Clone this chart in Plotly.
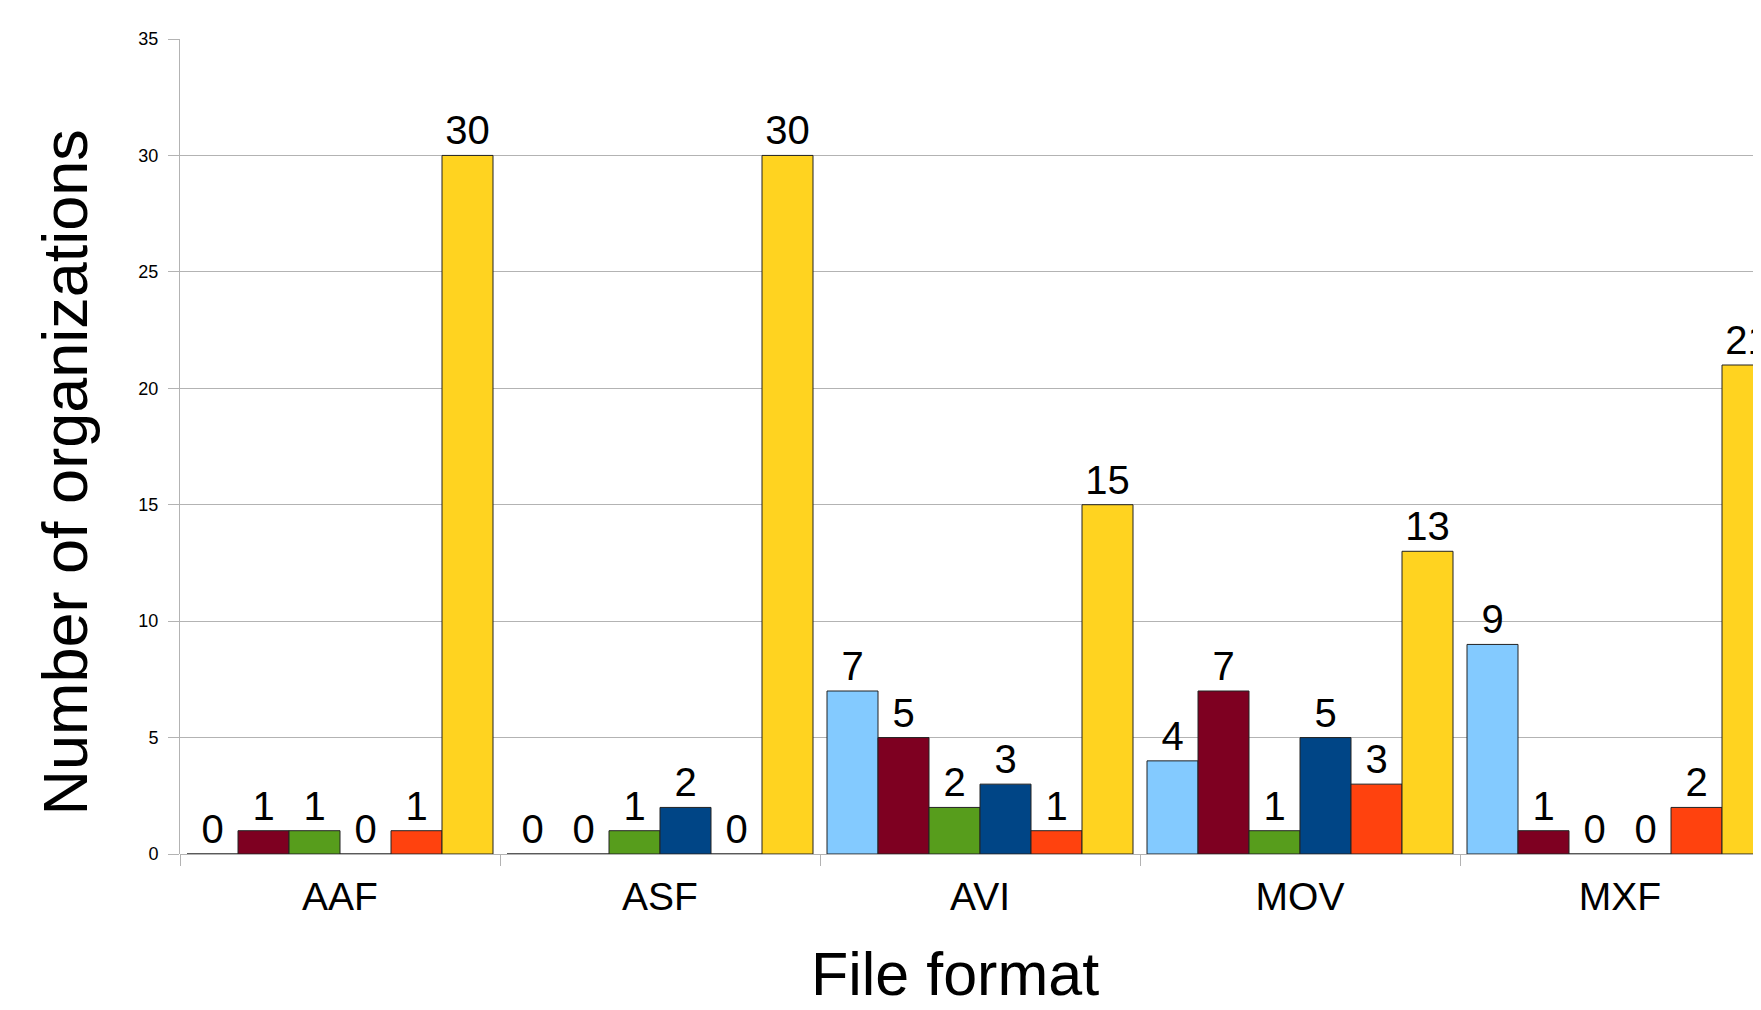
import plotly.graph_objects as go

categories = ["AAF", "ASF", "AVI", "MOV", "MXF"]
series_names = ["Series 1", "Series 2", "Series 3", "Series 4", "Series 5", "Series 6"]
series_1 = [0, 0, 7, 4, 9]
series_2 = [1, 0, 5, 7, 1]
series_3 = [1, 1, 2, 1, 0]
series_4 = [0, 2, 3, 5, 0]
series_5 = [1, 0, 1, 3, 2]
series_6 = [30, 30, 15, 13, 21]
series_values = [series_1, series_2, series_3, series_4, series_5, series_6]
colors = ["#83CAFF", "#7E0021", "#579D1C", "#004586", "#FF420E", "#FFD320"]
y_ticks = [0, 5, 10, 15, 20, 25, 30, 35]

FONT = "Liberation Sans, Arial, sans-serif"

fig = go.Figure()
for name, vals, col in zip(series_names, series_values, colors):
    fig.add_trace(go.Bar(
        x=categories, y=vals, name=name,
        marker=dict(color=col, line=dict(color="#222222", width=1)),
        text=[str(v) for v in vals], textposition="outside",
        textfont=dict(family=FONT, size=40, color="#000000"),
        cliponaxis=False, constraintext="none", textangle=0,
        showlegend=False,
    ))

# page body has an 8px margin, so the figure is positioned to compensate
OFF = 8
W, H = 1761 - OFF, 1010 - OFF
left, top, bottom = 180 - OFF, 39 - OFF, 854 - OFF
cat_w = 320
x_max = -0.5 + (W - left) / cat_w

fig.update_layout(
    width=W, height=H,
    margin=dict(l=left, r=0, t=top, b=H - bottom),
    paper_bgcolor="white", plot_bgcolor="white",
    barmode="group", bargap=14 / 320, bargroupgap=0,
    font=dict(family=FONT, color="#000000"),
    xaxis=dict(
        range=[-0.5, x_max], type="category",
        tickson="boundaries", ticks="outside", ticklen=11, tickcolor="#b3b3b3",
        tickfont=dict(size=39, family=FONT, color="#000000"),
        showgrid=False, showline=False, zeroline=False,
        ticklabelstandoff=16,
    ),
    yaxis=dict(
        range=[0, 35], tickvals=y_ticks, ticktext=[str(t) for t in y_ticks],
        ticks="outside", ticklen=11, tickcolor="#b3b3b3",
        tickfont=dict(size=18, family=FONT, color="#000000"),
        showgrid=True, gridcolor="#b3b3b3", gridwidth=1,
        showline=True, linecolor="#b3b3b3", linewidth=1,
        zeroline=True, zerolinecolor="#b3b3b3", zerolinewidth=1,
        ticklabelstandoff=6,
    ),
    annotations=[
        dict(text="File format", xref="paper", yref="paper",
             x=(955 - 180) / (W - left), y=(bottom - (974 - OFF)) / (bottom - top),
             xanchor="center", yanchor="middle", showarrow=False,
             font=dict(size=61, family=FONT, color="#000000")),
        dict(text="Number of organizations", xref="paper", yref="paper",
             x=(64 - 180) / (W - left), y=(bottom - (472.5 - OFF)) / (bottom - top),
             xanchor="center", yanchor="middle", showarrow=False, textangle=-90,
             font=dict(size=63, family=FONT, color="#000000")),
    ],
)

fig.write_html("out.html")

******************************

TO DO: Your copy of the data above should match it exactly, except that pictures are left out.

TASK ANSWER:
Clone this chart in Plotly.
import plotly.graph_objects as go

categories = ["AAF", "ASF", "AVI", "MOV", "MXF"]
series_names = ["Series 1", "Series 2", "Series 3", "Series 4", "Series 5", "Series 6"]
series_1 = [0, 0, 7, 4, 9]
series_2 = [1, 0, 5, 7, 1]
series_3 = [1, 1, 2, 1, 0]
series_4 = [0, 2, 3, 5, 0]
series_5 = [1, 0, 1, 3, 2]
series_6 = [30, 30, 15, 13, 21]
series_values = [series_1, series_2, series_3, series_4, series_5, series_6]
colors = ["#83CAFF", "#7E0021", "#579D1C", "#004586", "#FF420E", "#FFD320"]
y_ticks = [0, 5, 10, 15, 20, 25, 30, 35]

FONT = "Liberation Sans, Arial, sans-serif"

fig = go.Figure()
for name, vals, col in zip(series_names, series_values, colors):
    fig.add_trace(go.Bar(
        x=categories, y=vals, name=name,
        marker=dict(color=col, line=dict(color="#222222", width=1)),
        text=[str(v) for v in vals], textposition="outside",
        textfont=dict(family=FONT, size=40, color="#000000"),
        cliponaxis=False, constraintext="none", textangle=0,
        showlegend=False,
    ))

# page body has an 8px margin, so the figure is positioned to compensate
OFF = 8
W, H = 1761 - OFF, 1010 - OFF
left, top, bottom = 180 - OFF, 39 - OFF, 854 - OFF
cat_w = 320
x_max = -0.5 + (W - left) / cat_w

fig.update_layout(
    width=W, height=H,
    margin=dict(l=left, r=0, t=top, b=H - bottom),
    paper_bgcolor="white", plot_bgcolor="white",
    barmode="group", bargap=14 / 320, bargroupgap=0,
    font=dict(family=FONT, color="#000000"),
    xaxis=dict(
        range=[-0.5, x_max], type="category",
        tickson="boundaries", ticks="outside", ticklen=11, tickcolor="#b3b3b3",
        tickfont=dict(size=39, family=FONT, color="#000000"),
        showgrid=False, showline=False, zeroline=False,
        ticklabelstandoff=16,
    ),
    yaxis=dict(
        range=[0, 35], tickvals=y_ticks, ticktext=[str(t) for t in y_ticks],
        ticks="outside", ticklen=11, tickcolor="#b3b3b3",
        tickfont=dict(size=18, family=FONT, color="#000000"),
        showgrid=True, gridcolor="#b3b3b3", gridwidth=1,
        showline=True, linecolor="#b3b3b3", linewidth=1,
        zeroline=True, zerolinecolor="#b3b3b3", zerolinewidth=1,
        ticklabelstandoff=6,
    ),
    annotations=[
        dict(text="File format", xref="paper", yref="paper",
             x=(955 - 180) / (W - left), y=(bottom - (974 - OFF)) / (bottom - top),
             xanchor="center", yanchor="middle", showarrow=False,
             font=dict(size=61, family=FONT, color="#000000")),
        dict(text="Number of organizations", xref="paper", yref="paper",
             x=(64 - 180) / (W - left), y=(bottom - (472.5 - OFF)) / (bottom - top),
             xanchor="center", yanchor="middle", showarrow=False, textangle=-90,
             font=dict(size=63, family=FONT, color="#000000")),
    ],
)

fig.write_html("out.html")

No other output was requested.